_TASK BRIEF_: State the number of lines with the string "this" in them, and nothing else.

>>>>

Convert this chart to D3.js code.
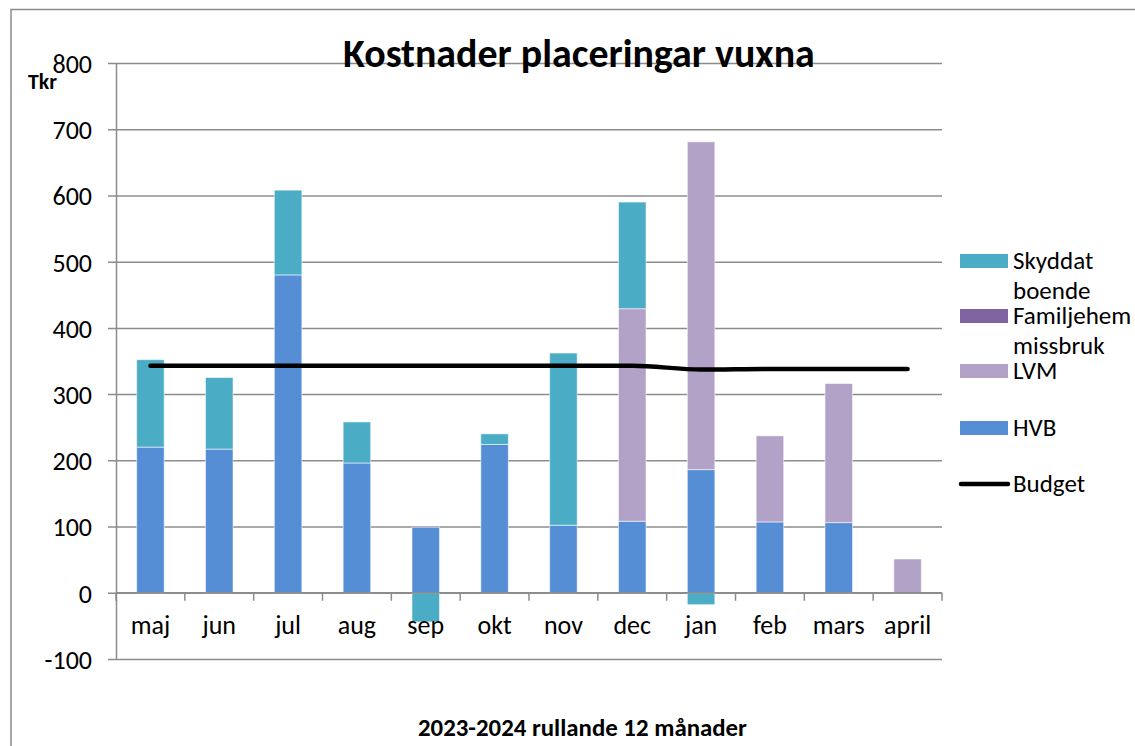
<!DOCTYPE html>
<html>
<head>
<meta charset="utf-8">
<script src="https://cdn.jsdelivr.net/npm/d3@7"></script>
<style>
  html, body { margin: 0; padding: 0; background: #fff; }
  svg { display: block; }
  text { font-family: Carlito, Calibri, Lato, "Open Sans", sans-serif; fill: #000; }
</style>
</head>
<body>
<svg id="chart" width="1135" height="746"></svg>
<script>
// ---- data ----
const categories = ["maj", "jun", "jul", "aug", "sep", "okt", "nov", "dec", "jan", "feb", "mars", "april"];
const hvb        = [220, 217, 480, 196, 99, 224, 102, 108, 186, 107, 106, 0];
const lvm        = [0, 0, 0, 0, 0, 0, 0, 321, 495, 130, 210, 51];
const familjehem = [0, 0, 0, 0, 0, 0, 0, 0, 0, 0, 0, 0];
const skyddat    = [132, 108, 128, 62, -44, 16, 260, 161, -18, 0, 0, 0];
const budget     = [343, 343, 343, 343, 343, 343, 343, 343, 337, 338, 338, 338];
const yTicks     = [-100, 0, 100, 200, 300, 400, 500, 600, 700, 800];
const seriesKeys = ["HVB", "LVM", "Familjehem", "Skyddat"];
const legendItems = [
  { key: "Skyddat", lines: ["Skyddat", "boende"] },
  { key: "Familjehem", lines: ["Familjehem", "missbruk"] },
  { key: "LVM", lines: ["LVM"] },
  { key: "HVB", lines: ["HVB"] },
  { key: "Budget", lines: ["Budget"] }
];
const colors = { HVB: "#558ED5", LVM: "#B3A2C7", Familjehem: "#8064A2", Skyddat: "#4BACC6" };

const rows = categories.map((c, i) => ({
  cat: c, HVB: hvb[i], LVM: lvm[i], Familjehem: familjehem[i], Skyddat: skyddat[i], budget: budget[i]
}));

// ---- layout ----
const svg = d3.select("#chart");
const plotL = 116, plotR = 942, plotT = 63, plotB = 659;
const gridColor = "#8c8c8c";

function fitWidth(sel, target) {
  const fs = parseFloat(sel.attr("font-size"));
  const w = sel.node().getComputedTextLength();
  if (w > 0) sel.attr("font-size", fs * target / w);
  return sel;
}

svg.append("rect").attr("x", 0).attr("y", 0).attr("width", 1135).attr("height", 746).attr("fill", "#fff");
svg.append("rect").attr("x", 11).attr("y", 9.5).attr("width", 1140).attr("height", 760)
  .attr("fill", "none").attr("stroke", "#8a8a8a").attr("stroke-width", 1.5);

const y = d3.scaleLinear().domain([-100, 800]).range([plotB, plotT]);
const x = d3.scaleBand().domain(categories).range([plotL, plotR]).padding(0);
const bw = x.bandwidth();

// gridlines
const grid = svg.append("g").attr("transform", `translate(${plotR},0)`)
  .call(d3.axisLeft(y).tickValues(yTicks).tickSize(plotR - plotL + 8).tickFormat(""));
grid.select(".domain").remove();
grid.selectAll("line").attr("stroke", gridColor).attr("stroke-width", 1.5);

// y axis
const yAxis = svg.append("g").attr("transform", `translate(${plotL},0)`)
  .call(d3.axisLeft(y).tickValues(yTicks).tickSize(0).tickPadding(24).tickFormat(d => String(d)));
yAxis.select(".domain").attr("stroke", gridColor).attr("stroke-width", 1.5);
yAxis.selectAll("text").attr("font-size", 26).attr("fill", "#000").attr("dy", "0.36em")
  .style("font-family", "Carlito, Calibri, Lato, sans-serif");

// bars
const stack = d3.stack().keys(seriesKeys).offset(d3.stackOffsetDiverging);
const stacked = stack(rows);
svg.append("g").selectAll("g").data(stacked).join("g")
  .attr("fill", d => colors[d.key])
  .selectAll("rect").data(d => d.filter(s => s[1] !== s[0])).join("rect")
  .attr("x", d => x(d.data.cat) + bw * 0.3)
  .attr("width", bw * 0.4)
  .attr("y", d => y(Math.max(d[0], d[1])))
  .attr("height", d => Math.abs(y(d[0]) - y(d[1])))
  .attr("stroke", "rgba(255,255,255,0.55)").attr("stroke-width", 1);

// x axis at zero
const xAxisG = svg.append("g").attr("transform", `translate(0,${y(0)})`);
xAxisG.append("line").attr("x1", plotL).attr("x2", plotR).attr("stroke", gridColor).attr("stroke-width", 1.5);
const boundaries = d3.range(categories.length + 1).map(i => plotL + i * bw);
xAxisG.selectAll(".tk").data(boundaries).join("line").attr("class", "tk")
  .attr("x1", d => d).attr("x2", d => d).attr("y1", 0).attr("y2", 8)
  .attr("stroke", gridColor).attr("stroke-width", 1.5);
svg.append("g").selectAll("text").data(categories).join("text")
  .attr("x", d => x(d) + bw / 2).attr("y", 634)
  .attr("text-anchor", "middle").attr("font-size", 26).text(d => d);

// budget line
const line = d3.line().x(d => x(d.cat) + bw / 2).y(d => y(d.budget)).curve(d3.curveMonotoneX);
svg.append("path").datum(rows).attr("d", line).attr("fill", "none")
  .attr("stroke", "#000").attr("stroke-width", 4.5).attr("stroke-linecap", "round").attr("stroke-linejoin", "round");

// title
const title = svg.append("text").attr("x", 343).attr("y", 67)
  .attr("font-size", 36).attr("font-weight", "bold").text("Kostnader placeringar vuxna");
fitWidth(title, 472);
const tkr = svg.append("text").attr("x", 28).attr("y", 89).attr("font-size", 22).attr("font-weight", "bold").text("Tkr");
fitWidth(tkr, 29);
const xt = svg.append("text").attr("x", 418).attr("y", 736)
  .attr("font-size", 22).attr("font-weight", "bold").text("2023-2024 rullande 12 månader");
fitWidth(xt, 329);

// legend
const legendY = { Skyddat: 261, Familjehem: 316, LVM: 371, HVB: 428, Budget: 484 };
const lg = svg.append("g");
legendItems.forEach(item => {
  const cy = legendY[item.key];
  if (item.key === "Budget") {
    lg.append("line").attr("x1", 961).attr("x2", 1008).attr("y1", cy).attr("y2", cy)
      .attr("stroke", "#000").attr("stroke-width", 4.5).attr("stroke-linecap", "round");
  } else {
    lg.append("rect").attr("x", 960).attr("y", cy - 7).attr("width", 48).attr("height", 14)
      .attr("fill", colors[item.key]);
  }
  item.lines.forEach((t, j) => {
    lg.append("text").attr("x", 1013).attr("y", cy + 8 + j * 30).attr("font-size", 25).text(t);
  });
});
</script>
</body>
</html>
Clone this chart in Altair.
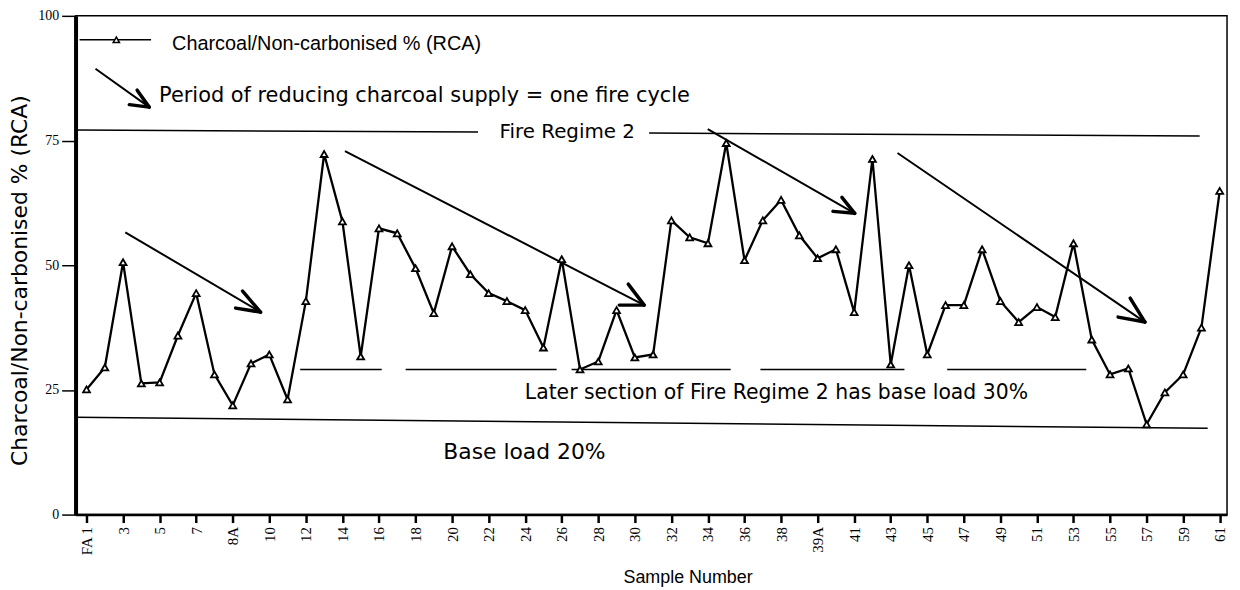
import altair as alt
import pandas as pd

# ---- data ----
samples = ["FA 1", "2", "3", "4", "5", "6", "7", "8", "8A", "9", "10", "11", "12", "13", "14",
           "15", "16", "17", "18", "19", "20", "21", "22", "23", "24", "25", "26", "27", "28",
           "29", "30", "31", "32", "33", "34", "35", "36", "37", "38", "39", "39A", "40", "41",
           "42", "43", "44", "45", "46", "47", "48", "49", "50", "51", "52", "53", "54", "55",
           "56", "57", "58", "59", "60", "61"]
rca = [25.1, 29.5, 50.6, 26.3, 26.5, 35.9, 44.4, 28.1, 21.9, 30.3, 32.1, 23.1, 42.8, 72.3, 58.8,
       31.7, 57.4, 56.4, 49.4, 40.4, 53.8, 48.2, 44.4, 42.8, 41.0, 33.5, 51.2, 29.1, 30.7,
       41.0, 31.5, 32.1, 59.0, 55.6, 54.4, 74.5, 51.0, 59.0, 63.1, 56.0, 51.4, 53.2, 40.6,
       71.3, 30.1, 50.0, 32.1, 42.0, 42.0, 53.2, 42.8, 38.6, 41.6, 39.6, 54.4, 35.1, 28.1,
       29.3, 18.1, 24.5, 28.1, 37.5, 64.9]
tick_positions = list(range(0, len(samples), 2))
y_ticks = [0, 25, 50, 75, 100]

# annotation lines (x in sample-index units, y in %)
regime_lines = [(-0.49, 77.1, 21.42, 76.7), (30.78, 76.5, 60.90, 75.9)]
base20_line = [(-0.6, 19.5, 61.34, 17.3)]
base30_segments = [(11.69, 16.15), (17.46, 25.72), (26.54, 35.24), (36.87, 44.75), (47.09, 54.70)]
base30_level = 29.1
arrow_shafts = [(0.49, 89.4, 3.43, 81.7), (2.12, 56.6, 9.52, 40.6), (14.14, 72.9, 30.51, 42.0),
                (33.99, 77.3, 42.03, 60.4), (44.37, 72.5, 57.91, 38.6)]
arrow_barbs = [(2.34, 82.2, 3.43, 81.7), (2.77, 85.1, 3.43, 81.7),
               (8.16, 41.4, 9.52, 40.6), (8.54, 44.8, 9.52, 40.6),
               (29.15, 42.0, 30.51, 42.0), (29.64, 46.2, 30.51, 42.0),
               (40.84, 60.8, 42.03, 60.4), (41.33, 63.6, 42.03, 60.4),
               (56.44, 39.6, 57.91, 38.6), (57.10, 43.4, 57.91, 38.6)]
legend_line = [(-0.38, 95.2, 3.53, 95.2)]
legend_marker = [(1.63, 95.2)]
legend_text = [(4.68, 94.4, "Charcoal/Non-carbonised % (RCA)")]
period_text = [(3.97, 83.9, "Period of reducing charcoal supply = one fire cycle")]
regime_text = [(26.3, 76.7, "Fire Regime 2")]
later_text = [(23.98, 24.3, "Later section of Fire Regime 2 has base load 30%")]
base_text = [(19.52, 12.5, "Base load 20%")]

# ---- tables ----
df = pd.DataFrame({"idx": list(range(len(samples))), "sample": samples, "rca": rca})

def seg_df(rows):
    return pd.DataFrame(rows, columns=["idx", "rca", "idx2", "rca2"])

def txt_df(rows):
    return pd.DataFrame(rows, columns=["idx", "rca", "label"])

thin_df = seg_df(regime_lines + base20_line +
                 [(a, base30_level, b, base30_level) for a, b in base30_segments] + legend_line)
shaft_df = seg_df(arrow_shafts)
barb_df = seg_df(arrow_barbs)
marker_df = pd.DataFrame(legend_marker, columns=["idx", "rca"])

label_expr = "[" + ",".join("'" + s + "'" for s in samples) + "][datum.value]"

xscale = alt.Scale(domain=[-0.6, 62.4], nice=False, zero=False)
yscale = alt.Scale(domain=[0, 100], nice=False)

x_axis = alt.Axis(values=tick_positions, labelExpr=label_expr, labelAngle=-90,
                  labelFont="Liberation Serif", labelFontSize=15, labelColor="black",
                  labelPadding=4, tickSize=8, tickWidth=2.5, tickColor="black",
                  domainColor="black", domainWidth=2.5, grid=False,
                  titleFont="Liberation Sans", titleFontSize=18, titleFontWeight="normal",
                  titleColor="black", titleX=616, titleY=68, titleBaseline="alphabetic",
                  labelOverlap=False, labelFlush=False, labelBound=False)
y_axis = alt.Axis(values=y_ticks, labelFont="Liberation Serif", labelFontSize=14,
                  labelColor="black", labelPadding=3, tickSize=14, tickWidth=1.5,
                  tickColor="black", domainColor="black", domainWidth=4, grid=False,
                  titleFont="DejaVu Sans", titleFontSize=22, titleFontWeight="normal",
                  titleColor="black", titleX=-56, titleY=266, titleAngle=-90,
                  titleBaseline="middle", labelFlush=False, labelOverlap=False)

X = alt.X("idx:Q", scale=xscale, title="Sample Number", axis=x_axis)
Y = alt.Y("rca:Q", scale=yscale, title="Charcoal/Non-carbonised  % (RCA)", axis=y_axis)

line = alt.Chart(df).mark_line(color="black", strokeWidth=2.3).encode(x=X, y=Y)
pts = alt.Chart(df).mark_point(shape="triangle-up", size=48, filled=True, fill="white",
                               stroke="black", strokeWidth=1.8, opacity=1).encode(x=X, y=Y)

thin = alt.Chart(thin_df).mark_rule(color="black", strokeWidth=1.5).encode(
    x=X, y=Y, x2="idx2:Q", y2="rca2:Q")
shafts = alt.Chart(shaft_df).mark_rule(color="black", strokeWidth=2).encode(
    x=X, y=Y, x2="idx2:Q", y2="rca2:Q")
barbs = alt.Chart(barb_df).mark_rule(color="black", strokeWidth=3.5, strokeCap="round").encode(
    x=X, y=Y, x2="idx2:Q", y2="rca2:Q")
marker = alt.Chart(marker_df).mark_point(shape="triangle-up", size=40, filled=True, fill="white",
                                         stroke="black", strokeWidth=1.5, opacity=1).encode(
    x=X, y=Y)

def text_layer(rows, font, size, align="left"):
    return alt.Chart(txt_df(rows)).mark_text(
        align=align, baseline="middle", font=font, fontSize=size, color="black").encode(
        x=X, y=Y, text="label:N")

texts = [
    text_layer(legend_text, "Liberation Sans", 20),
    text_layer(period_text, "DejaVu Sans", 21),
    text_layer(regime_text, "DejaVu Sans", 20, "center"),
    text_layer(later_text, "DejaVu Sans", 20.5),
    text_layer(base_text, "DejaVu Sans", 22),
]

chart = alt.layer(line, thin, shafts, barbs, pts, marker, *texts).properties(
    width=1159, height=502,
    autosize=alt.AutoSizeParams(type="none"),
    padding={"left": 68, "top": 6, "right": 5, "bottom": 74},
    background="white",
).configure_view(stroke="black", strokeWidth=1.5).configure_axis(labelOverlap=False)

chart.save("out.html", embed_options={"renderer": "svg", "actions": False})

<<<<

_WRITTEN ANSWER_: 2